Scholz und Merz beraten am Dienstag zur Migrationspolitik
Bundeskanzler Olaf Scholz (SPD) und Oppositionsführer Friedrich Merz (CDU) werden sich wohl am Dienstag dieser Woche treffen. Das berichtet das „Handelsblatt“ (Dienstagsausgabe) unter Berufung auf CDU-Kreise.
Das für den Morgen angesetzte Treffen im Kanzleramt sei seit längerem anberaumt gewesen. Merz habe zu einigen Themen „Informationsbedarf“ gehabt, hieß es. Nun aber werde es vor allen Dingen um den Terroranschlag von Solingen gehen und um einen Kurswechsel in der Migrationspolitik.
Merz hatte Scholz wiederholt angeboten, gemeinsam eine neue Asylpolitik zu etablieren, um eine unkontrollierte Migration zu stoppen und unter anderem ausreisepflichtige Asylbewerber auch wieder auszuweisen.
Eines fehlt in den Stimmen aus der Politik: Wie wird aufgearbeitet, dass die Sicherheitsbehörden die Gefährlichkeit des Mannes anscheinend nicht erkannten. Warum gelingt es nicht diese Personen zu identifizieren? Aber vielleicht kommt diese Debatte noch, denn die Union hat eine Sondersitzung des Innenausschusses des Deutschen Bundestages beantragt.

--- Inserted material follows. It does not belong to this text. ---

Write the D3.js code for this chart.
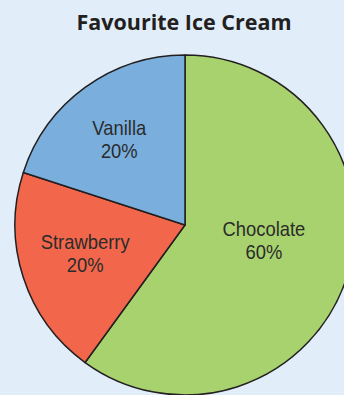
<!DOCTYPE html>
<html><head><meta charset="utf-8">
<script src="https://cdn.jsdelivr.net/npm/d3@7"></script>
<style>
html,body{margin:0;padding:0;background:#e1eef9;}
svg{display:block;}
</style></head>
<body>
<svg id="chart" width="344" height="395"></svg>
<script>
const title = "Favourite Ice Cream";
const categories = ["Chocolate", "Strawberry", "Vanilla"];
const values = [60, 20, 20];
const colors = ["#a8d26e", "#f2674b", "#7aafdd"];

const W = 344, H = 395;
const cx = 185, cy = 225, r = 170;
const svg = d3.select("#chart");
svg.append("rect").attr("width", W).attr("height", H).attr("fill", "#e1eef9");

svg.append("text").attr("x", 184).attr("y", 30).attr("text-anchor", "middle")
  .attr("font-family", "'Open Sans', sans-serif").attr("font-weight", "bold")
  .attr("font-size", 21.5).attr("fill", "#231f20").text(title);

const data = categories.map((c, i) => ({cat: c, val: values[i], col: colors[i]}));
const pie = d3.pie().value(d => d.val).sort(null);
const arcs = pie(data);
const arc = d3.arc().innerRadius(0).outerRadius(r);
const g = svg.append("g").attr("transform", `translate(${cx},${cy})`);
g.selectAll("path").data(arcs).join("path")
  .attr("d", arc).attr("fill", d => d.data.col)
  .attr("stroke", "#231f20").attr("stroke-width", 1.5).attr("stroke-linejoin", "round");

const labelR = [84, 105, 105];
const labelOff = [[-1, -6.5], [0, 0], [-4, 3.5]];
arcs.forEach((a, i) => {
  const la = d3.arc().innerRadius(labelR[i]).outerRadius(labelR[i]);
  const [x, y] = la.centroid(a);
  const lg = g.append("g")
    .attr("transform", `translate(${x + labelOff[i][0]},${y + labelOff[i][1]}) scale(0.92,1)`);
  const base = {"font-family": "'Liberation Sans', Arial, sans-serif", "font-size": 20, "fill": "#2b2b2b", "text-anchor": "middle"};
  const t1 = lg.append("text").attr("x", 0).attr("y", -8.5).text(a.data.cat);
  const t2 = lg.append("text").attr("x", 0).attr("y", 14.5).text(a.data.val + "%");
  [t1, t2].forEach(t => Object.entries(base).forEach(([k, v]) => t.attr(k, v)));
});
</script>
</body></html>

„Die Unionsfraktion hat am Sonntag noch eine Sondersitzung des Innenausschusses für diese Woche beantragt“, sagte Unions-Innenpolitikerin Andrea Lindholz am Montag den Sendern RTL und ntv.
Man wolle Antworten von Bundesinnenministerin Nancy Faeser (SPD) haben: „Zum einen alle Erkenntnisse, die sie zum Täter und zur Tat in Solingen hat. Zum anderen, welche Maßnahmen die Bundesregierung in diesem Zusammenhang plant, was die Innenministerin vorhat und wie sie die Sicherheitslage in Deutschland verbessern will“, so Lindholz.
Das müsse mit Blick auf Solingen und den Mord an einem Polizisten in Mannheim vor wenigen Wochen geschehen. „Was Ihre Antworten auf diese Taten sind, muss die Innenministerin im Innenausschuss erklären.“ Seit Wochen stehe die Ankündigung im Raum, dass auch nach Syrien und Afghanistan abgeschoben werden soll. „Wie weit ist die Bundesregierung da? Wie weit ist die Innenministerin? Das ist ein großes Thema“, so Lindholz.